Yeah, I’ve been on a bit of a tear of late with the super-hero novels. Actually, I’ve been reading other stuff, too, just nothing to completion (or nothing previously unread)….

Yeah, I’ve been on a bit of a tear of late with the super-hero novels. Actually, I’ve been reading other stuff, too, just nothing to completion (or nothing previously unread).


 

Green Lantern: Hero’s Quest by Dennis O’Neil (2005)

Overall Story
Re-Readability Characters

This is yet another in a series of DC Comics JLA novels. Like many of the others, this one is written by an old, experienced hand at the comics biz, Denny O’Neil. Like many of the others, it’s a mixed bag. It was finished in 2003, interestingly, but never made it to print until 2005.
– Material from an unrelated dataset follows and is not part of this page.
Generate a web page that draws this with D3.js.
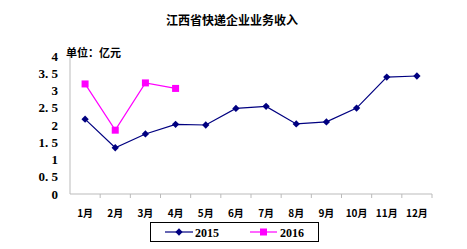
<!DOCTYPE html>
<html>
<head>
<meta charset="utf-8">
<script src="https://cdn.jsdelivr.net/npm/d3@7"></script>
<style>
  body { margin: 0; background: #fff; }
  text { font-family: "Liberation Serif", "Noto Sans CJK SC", serif; font-weight: bold; fill: #000; }
</style>
</head>
<body>
<svg width="467" height="249"></svg>
<script>
var months = ["1月", "2月", "3月", "4月", "5月", "6月", "7月", "8月", "9月", "10月", "11月", "12月"];
var values2015 = [2.17, 1.34, 1.74, 2.02, 2.0, 2.48, 2.54, 2.03, 2.09, 2.49, 3.39, 3.42];
var values2016 = [3.19, 1.85, 3.22, 3.06];
var yTicks = [0, 0.5, 1, 1.5, 2, 2.5, 3, 3.5, 4];

var svg = d3.select("svg"),
  margin = { top: 56, right: 35, bottom: 55, left: 70 },
  width = 467 - margin.left - margin.right,
  height = 249 - margin.top - margin.bottom;

var x = d3.scaleBand().domain(months).range([0, width]),
  y = d3.scaleLinear().domain([0, 4]).range([height, 0]);

var g = svg.append("g")
  .attr("transform", "translate(" + margin.left + "," + margin.top + ")");

// title
svg.append("text")
  .attr("x", 232).attr("y", 25)
  .attr("text-anchor", "middle")
  .style("font-family", "'Noto Sans CJK SC'")
  .style("font-size", "12px")
  .text("江西省快递企业业务收入");

svg.append("text")
  .attr("x", 66).attr("y", 57)
  .style("font-family", "'Noto Sans CJK SC'")
  .style("font-size", "11px")
  .text("单位：亿元");

// y axis
g.append("line").attr("x1", 0).attr("x2", 0).attr("y1", 0).attr("y2", height)
  .attr("stroke", "#bbb");
g.selectAll(".ylab").data(yTicks).enter().append("text")
  .attr("x", -12).attr("y", function(d) { return y(d); })
  .attr("dy", "0.35em")
  .attr("text-anchor", "end")
  .style("font-size", "13px")
  .text(function(d) { return d % 1 ? d.toFixed(1).replace(".", ". ") : d; });

// x axis
var xg = g.append("g")
  .attr("transform", "translate(0," + height + ")");
xg.append("line").attr("x1", 0).attr("x2", width).attr("stroke", "#bbb");
xg.selectAll(".tk").data(months).enter().append("line")
  .attr("x1", function(d) { return x(d) + x.bandwidth(); })
  .attr("x2", function(d) { return x(d) + x.bandwidth(); })
  .attr("y1", 0).attr("y2", 4)
  .attr("stroke", "#bbb");
xg.selectAll(".xlab").data(months).enter().append("text")
  .attr("x", function(d) { return x(d) + x.bandwidth() / 2; })
  .attr("y", 23)
  .attr("text-anchor", "middle")
  .style("font-family", "'Noto Sans CJK SC'")
  .style("font-size", "10px")
  .text(function(d) { return d; });

var line = d3.line()
  .x(function(d, i) { return x(months[i]) + x.bandwidth() / 2; })
  .y(function(d) { return y(d); });

var diamond = d3.symbol().type(d3.symbolDiamond2).size(34);

g.append("path").datum(values2015)
  .attr("d", line).attr("fill", "none")
  .attr("stroke", "#000080").attr("stroke-width", 1.2);
g.selectAll(".p15").data(values2015).enter().append("path")
  .attr("d", diamond)
  .attr("transform", function(d, i) {
    return "translate(" + (x(months[i]) + x.bandwidth() / 2) + "," + y(d) + ")";
  })
  .attr("fill", "#000080");

g.append("path").datum(values2016)
  .attr("d", line).attr("fill", "none")
  .attr("stroke", "#ff00ff").attr("stroke-width", 1.2);
g.selectAll(".p16").data(values2016).enter().append("rect")
  .attr("x", function(d, i) { return x(months[i]) + x.bandwidth() / 2 - 3.5; })
  .attr("y", function(d) { return y(d) - 3.5; })
  .attr("width", 7).attr("height", 7)
  .attr("fill", "#ff00ff");

// legend
var lg = svg.append("g");
lg.append("rect").attr("x", 150.5).attr("y", 222.5).attr("width", 168).attr("height", 19)
  .attr("fill", "#fff").attr("stroke", "#000");
lg.append("line").attr("x1", 165).attr("x2", 193).attr("y1", 232).attr("y2", 232)
  .attr("stroke", "#000080").attr("stroke-width", 1.2);
lg.append("path").attr("d", diamond)
  .attr("transform", "translate(179,232)").attr("fill", "#000080");
lg.append("text").attr("x", 195).attr("y", 236.5).style("font-size", "12px").text("2015");
lg.append("line").attr("x1", 250).attr("x2", 277).attr("y1", 232).attr("y2", 232)
  .attr("stroke", "#ff00ff").attr("stroke-width", 1.2);
lg.append("rect").attr("x", 260).attr("y", 228.5).attr("width", 7).attr("height", 7).attr("fill", "#ff00ff");
lg.append("text").attr("x", 280).attr("y", 236.5).style("font-size", "12px").text("2016");
</script>
</body>
</html>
Story: First off, this is a Kyle Raynor GL tale. That should be okay, unless you are a huge Hal Jordan fan. O’Neil was part of the group that brainstormed Kyle, so it should work, right? Except … it’s not really a Kyle Raynor tale, but a sort of parallel world Kyle Raynor tale. It goes over his origin at GL, his early challenges, his saving the universe (literally), and becoming, in his own mind, a hero. But some of the particulars are different — not just
a few trivial continuity-boy particulars, but major chunks of Kyle’s backstory, his experiences, the whole basis of the Green Lantern Corps, Hal Jordan’s fate, the origins of the JLA — I mean, profoundly different “This couldn’t be done in the DC Universe” sort of stuff.
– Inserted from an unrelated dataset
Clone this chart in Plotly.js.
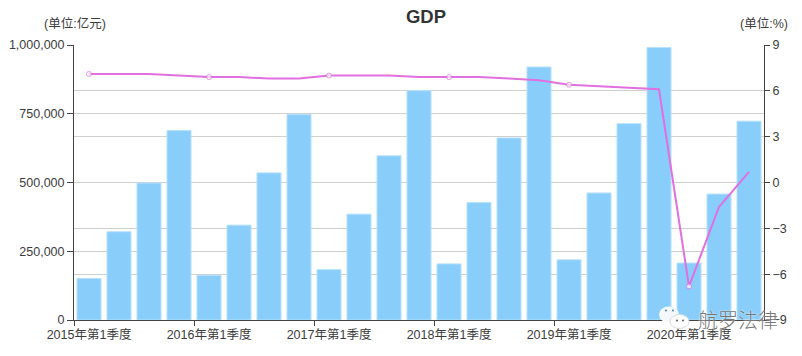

And it’s not necessarily better. I mean, yeah, we can avoid some of the clutter of DCU continuity, but what comes back is kind of dry and sterile. There’s a brief, taunting nod to that original continuity — the refrigerator scene, in particular — but then it’s gone and rejected.

Weird.

That said, the story, in and of itself, isn’t bad. We see Kyle progressing from a slacker to a hero, facing tremendous challenges, and coming out triumphant. The best parts of the book are in the first third or so, as Kyle tries to learn how to use the ring. How do you find your way home from orbit, for example. For that matter, how do you keep from suffocating in space? That early discovery period is where the book shines.
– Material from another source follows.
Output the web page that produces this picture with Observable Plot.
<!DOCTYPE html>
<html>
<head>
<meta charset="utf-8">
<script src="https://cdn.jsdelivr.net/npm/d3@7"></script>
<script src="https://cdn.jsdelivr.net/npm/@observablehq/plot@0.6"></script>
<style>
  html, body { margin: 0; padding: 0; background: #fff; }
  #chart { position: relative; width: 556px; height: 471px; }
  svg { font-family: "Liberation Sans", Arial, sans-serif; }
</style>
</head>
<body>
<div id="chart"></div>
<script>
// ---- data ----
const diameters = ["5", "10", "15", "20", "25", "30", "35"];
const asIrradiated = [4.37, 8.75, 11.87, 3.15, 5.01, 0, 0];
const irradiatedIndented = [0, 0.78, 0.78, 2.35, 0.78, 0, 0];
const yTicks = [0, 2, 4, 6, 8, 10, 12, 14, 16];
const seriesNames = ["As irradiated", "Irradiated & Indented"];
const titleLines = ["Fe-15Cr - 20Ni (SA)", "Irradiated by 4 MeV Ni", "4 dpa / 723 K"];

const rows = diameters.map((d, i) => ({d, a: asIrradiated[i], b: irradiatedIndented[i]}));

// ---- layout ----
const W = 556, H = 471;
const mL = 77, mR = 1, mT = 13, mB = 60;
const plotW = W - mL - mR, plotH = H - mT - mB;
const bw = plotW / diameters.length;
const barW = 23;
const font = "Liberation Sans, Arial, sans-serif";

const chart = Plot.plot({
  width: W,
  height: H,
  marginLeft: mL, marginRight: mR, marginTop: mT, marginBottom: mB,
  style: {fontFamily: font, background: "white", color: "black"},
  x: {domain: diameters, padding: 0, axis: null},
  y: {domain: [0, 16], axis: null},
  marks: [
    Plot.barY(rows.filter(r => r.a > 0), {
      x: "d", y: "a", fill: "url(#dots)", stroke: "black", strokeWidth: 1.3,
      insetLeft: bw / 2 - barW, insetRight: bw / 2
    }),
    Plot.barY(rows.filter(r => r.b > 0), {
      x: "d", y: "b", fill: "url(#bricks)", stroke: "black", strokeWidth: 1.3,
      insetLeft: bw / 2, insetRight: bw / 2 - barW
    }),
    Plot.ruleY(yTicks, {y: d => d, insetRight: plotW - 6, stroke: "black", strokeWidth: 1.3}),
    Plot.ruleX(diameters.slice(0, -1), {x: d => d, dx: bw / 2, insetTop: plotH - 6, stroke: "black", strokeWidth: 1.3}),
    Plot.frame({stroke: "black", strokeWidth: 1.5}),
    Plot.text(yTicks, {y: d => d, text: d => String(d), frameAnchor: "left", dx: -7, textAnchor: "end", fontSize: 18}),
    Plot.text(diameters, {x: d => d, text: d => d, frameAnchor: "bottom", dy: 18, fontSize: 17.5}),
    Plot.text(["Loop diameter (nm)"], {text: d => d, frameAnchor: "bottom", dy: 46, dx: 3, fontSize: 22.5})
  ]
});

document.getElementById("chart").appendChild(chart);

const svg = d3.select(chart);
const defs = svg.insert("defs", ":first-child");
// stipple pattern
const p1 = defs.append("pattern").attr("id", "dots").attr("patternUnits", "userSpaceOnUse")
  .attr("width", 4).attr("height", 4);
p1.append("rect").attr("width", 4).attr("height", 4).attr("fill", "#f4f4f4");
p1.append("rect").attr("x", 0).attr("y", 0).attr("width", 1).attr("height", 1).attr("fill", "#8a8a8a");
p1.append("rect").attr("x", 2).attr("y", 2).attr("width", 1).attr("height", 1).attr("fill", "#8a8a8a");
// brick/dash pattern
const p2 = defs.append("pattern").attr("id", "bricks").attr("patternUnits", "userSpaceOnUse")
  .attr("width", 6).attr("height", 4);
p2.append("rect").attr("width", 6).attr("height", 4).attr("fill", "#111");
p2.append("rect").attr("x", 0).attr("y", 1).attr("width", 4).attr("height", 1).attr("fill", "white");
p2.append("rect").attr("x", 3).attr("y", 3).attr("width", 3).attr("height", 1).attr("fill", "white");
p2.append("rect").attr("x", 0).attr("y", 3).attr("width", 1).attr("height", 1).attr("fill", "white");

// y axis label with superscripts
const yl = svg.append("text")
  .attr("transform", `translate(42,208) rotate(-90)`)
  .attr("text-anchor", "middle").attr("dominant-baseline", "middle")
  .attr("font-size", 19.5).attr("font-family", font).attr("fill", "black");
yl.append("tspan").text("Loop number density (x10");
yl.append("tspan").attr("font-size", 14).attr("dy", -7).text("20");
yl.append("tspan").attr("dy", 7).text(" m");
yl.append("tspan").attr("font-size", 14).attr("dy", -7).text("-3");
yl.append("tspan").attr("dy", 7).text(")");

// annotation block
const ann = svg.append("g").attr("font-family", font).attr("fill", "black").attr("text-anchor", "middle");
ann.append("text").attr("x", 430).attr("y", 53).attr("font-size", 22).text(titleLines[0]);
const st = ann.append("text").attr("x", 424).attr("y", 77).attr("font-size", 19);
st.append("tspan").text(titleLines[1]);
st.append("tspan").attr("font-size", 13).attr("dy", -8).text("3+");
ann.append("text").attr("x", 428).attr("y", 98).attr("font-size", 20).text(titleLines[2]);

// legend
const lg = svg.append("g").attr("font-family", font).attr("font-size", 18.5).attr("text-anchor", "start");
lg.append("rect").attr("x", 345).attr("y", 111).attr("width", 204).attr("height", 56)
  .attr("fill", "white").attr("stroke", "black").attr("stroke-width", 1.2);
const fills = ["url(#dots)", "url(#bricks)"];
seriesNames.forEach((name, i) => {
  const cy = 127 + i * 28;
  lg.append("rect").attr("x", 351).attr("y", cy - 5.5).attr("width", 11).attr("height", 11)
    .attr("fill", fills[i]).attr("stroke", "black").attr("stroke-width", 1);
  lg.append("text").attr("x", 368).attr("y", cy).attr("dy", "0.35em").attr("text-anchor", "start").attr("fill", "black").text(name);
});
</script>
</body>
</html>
But from there, it goes downhill, with more dialog than action, and more Cosmic Stuff than “real” experiences. The cosmic stuff gets more than a bit much — and since that’s two-thirds of the book, that’s a problem. We really don’t need to have Kyle talk about how he can’t quite grasp the weird stuff happening, words fail him, etc., all the time, or over and over.

But all that said, the story hung together pretty decently, had a few twists, a few deus ex machina and Bobby Ewing in the Shower moments, but overall … not bad.

Characters: Kyle’s character (within the bounds described above) is done okay, even pretty well. Problem is, everyone else is a cardboard cut-out. We get only sketchy involvement with the rest of the JLA (who Mysteriously Vanish early on), Ganthet the Oan is a cipher in a red nightshirt, the other aliens are utterly inscruitable, Hal Jordan is both out of character and not all that interesting, and we don’t learn enough of Hal’s companion to build an opinion.

Re-readability: I could imagine rereading this, someday. It’s not written badly, and the story doesn’t depend on solving the puzzle or finding the McGuffin. I just don’t know that I ever will.

Overall: I’m not sure why O’Neil wrote something so unnecessarily non-canon, without even taking a few obvious outs to make it so. He has long experience with GL (both modern versions) and with the DCU, so it wouldn’t be beyond him. He just … doesn’t. And, honestly, the book is less interesting and less rich for all that. Not bad — just disappointingly not good.